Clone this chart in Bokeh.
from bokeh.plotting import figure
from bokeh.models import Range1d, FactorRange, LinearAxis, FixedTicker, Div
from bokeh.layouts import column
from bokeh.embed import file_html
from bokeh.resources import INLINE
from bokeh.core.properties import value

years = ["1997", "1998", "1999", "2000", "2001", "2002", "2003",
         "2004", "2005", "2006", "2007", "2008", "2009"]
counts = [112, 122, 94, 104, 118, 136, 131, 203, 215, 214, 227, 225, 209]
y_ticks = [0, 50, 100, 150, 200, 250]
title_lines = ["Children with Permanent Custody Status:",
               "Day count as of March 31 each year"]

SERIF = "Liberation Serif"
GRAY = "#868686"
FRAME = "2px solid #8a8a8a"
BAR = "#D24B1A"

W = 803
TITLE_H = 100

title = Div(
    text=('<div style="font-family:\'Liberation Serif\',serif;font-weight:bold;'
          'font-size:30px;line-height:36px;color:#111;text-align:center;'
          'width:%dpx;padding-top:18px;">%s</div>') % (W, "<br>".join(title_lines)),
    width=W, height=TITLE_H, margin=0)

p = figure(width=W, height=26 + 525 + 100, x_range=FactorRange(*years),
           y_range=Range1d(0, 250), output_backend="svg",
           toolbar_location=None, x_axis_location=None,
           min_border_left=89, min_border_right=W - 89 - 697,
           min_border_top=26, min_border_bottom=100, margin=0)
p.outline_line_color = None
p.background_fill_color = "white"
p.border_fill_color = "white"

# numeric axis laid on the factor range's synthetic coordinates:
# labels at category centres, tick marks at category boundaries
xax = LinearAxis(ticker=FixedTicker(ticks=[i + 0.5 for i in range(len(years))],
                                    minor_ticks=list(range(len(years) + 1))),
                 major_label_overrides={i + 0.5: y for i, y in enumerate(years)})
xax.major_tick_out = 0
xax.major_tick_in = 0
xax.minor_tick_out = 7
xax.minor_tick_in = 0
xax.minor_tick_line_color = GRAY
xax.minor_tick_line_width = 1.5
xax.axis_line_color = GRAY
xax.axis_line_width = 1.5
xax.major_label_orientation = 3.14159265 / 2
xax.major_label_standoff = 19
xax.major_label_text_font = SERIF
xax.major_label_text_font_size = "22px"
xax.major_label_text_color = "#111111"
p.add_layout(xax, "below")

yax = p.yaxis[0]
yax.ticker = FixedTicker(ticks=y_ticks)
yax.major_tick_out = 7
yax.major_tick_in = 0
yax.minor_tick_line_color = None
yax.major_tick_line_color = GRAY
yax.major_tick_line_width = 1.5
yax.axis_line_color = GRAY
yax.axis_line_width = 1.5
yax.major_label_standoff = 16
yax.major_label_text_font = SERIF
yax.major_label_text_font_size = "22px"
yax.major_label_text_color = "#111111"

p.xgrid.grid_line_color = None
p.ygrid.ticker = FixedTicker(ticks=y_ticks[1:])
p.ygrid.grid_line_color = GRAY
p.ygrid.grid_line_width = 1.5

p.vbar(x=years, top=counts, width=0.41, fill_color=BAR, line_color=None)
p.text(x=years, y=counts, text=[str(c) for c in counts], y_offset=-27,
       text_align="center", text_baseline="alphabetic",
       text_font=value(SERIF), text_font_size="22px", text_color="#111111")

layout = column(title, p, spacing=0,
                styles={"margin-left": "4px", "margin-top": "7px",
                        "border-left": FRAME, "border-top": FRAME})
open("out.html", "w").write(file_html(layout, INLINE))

○ ○ ○ ○ ○ ○ ○

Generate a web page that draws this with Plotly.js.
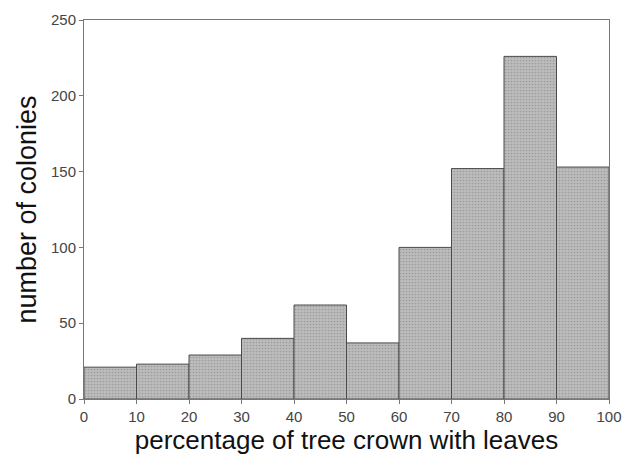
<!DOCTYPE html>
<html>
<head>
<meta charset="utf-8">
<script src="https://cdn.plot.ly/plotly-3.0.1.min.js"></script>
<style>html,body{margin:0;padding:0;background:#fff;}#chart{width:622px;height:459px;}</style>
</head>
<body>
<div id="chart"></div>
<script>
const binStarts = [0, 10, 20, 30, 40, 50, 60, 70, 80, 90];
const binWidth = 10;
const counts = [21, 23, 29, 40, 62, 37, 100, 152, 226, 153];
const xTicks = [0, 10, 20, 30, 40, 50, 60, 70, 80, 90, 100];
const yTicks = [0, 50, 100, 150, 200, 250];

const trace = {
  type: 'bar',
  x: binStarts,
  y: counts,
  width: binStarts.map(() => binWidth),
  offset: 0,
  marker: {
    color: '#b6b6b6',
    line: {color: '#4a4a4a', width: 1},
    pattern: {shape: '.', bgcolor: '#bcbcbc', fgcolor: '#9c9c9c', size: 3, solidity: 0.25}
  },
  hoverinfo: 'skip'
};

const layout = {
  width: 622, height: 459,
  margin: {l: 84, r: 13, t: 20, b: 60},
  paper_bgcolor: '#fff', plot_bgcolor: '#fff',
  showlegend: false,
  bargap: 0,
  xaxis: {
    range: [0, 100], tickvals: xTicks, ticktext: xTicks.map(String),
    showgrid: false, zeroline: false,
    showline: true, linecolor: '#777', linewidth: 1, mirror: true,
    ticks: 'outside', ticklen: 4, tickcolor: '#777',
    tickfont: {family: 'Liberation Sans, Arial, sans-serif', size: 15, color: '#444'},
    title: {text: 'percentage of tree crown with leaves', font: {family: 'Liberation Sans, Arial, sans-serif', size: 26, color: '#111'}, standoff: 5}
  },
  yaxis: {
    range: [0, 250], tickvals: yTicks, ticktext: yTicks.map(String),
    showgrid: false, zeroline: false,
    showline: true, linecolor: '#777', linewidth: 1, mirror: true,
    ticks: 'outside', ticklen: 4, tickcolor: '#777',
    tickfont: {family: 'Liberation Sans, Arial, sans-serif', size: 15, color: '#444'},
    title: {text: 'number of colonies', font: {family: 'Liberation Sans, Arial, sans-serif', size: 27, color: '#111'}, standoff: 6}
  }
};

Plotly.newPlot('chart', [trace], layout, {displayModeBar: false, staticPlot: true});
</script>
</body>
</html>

○ ○ ○ ○ ○ ○ ○

Aim of the exercise: In the listing above, find the line containing "Clone this chart in Bokeh." and the line containing "from bokeh.core.properties import value", then repeat those two lines and everything between them exactly.

Complete output:
Clone this chart in Bokeh.
from bokeh.plotting import figure
from bokeh.models import Range1d, FactorRange, LinearAxis, FixedTicker, Div
from bokeh.layouts import column
from bokeh.embed import file_html
from bokeh.resources import INLINE
from bokeh.core.properties import value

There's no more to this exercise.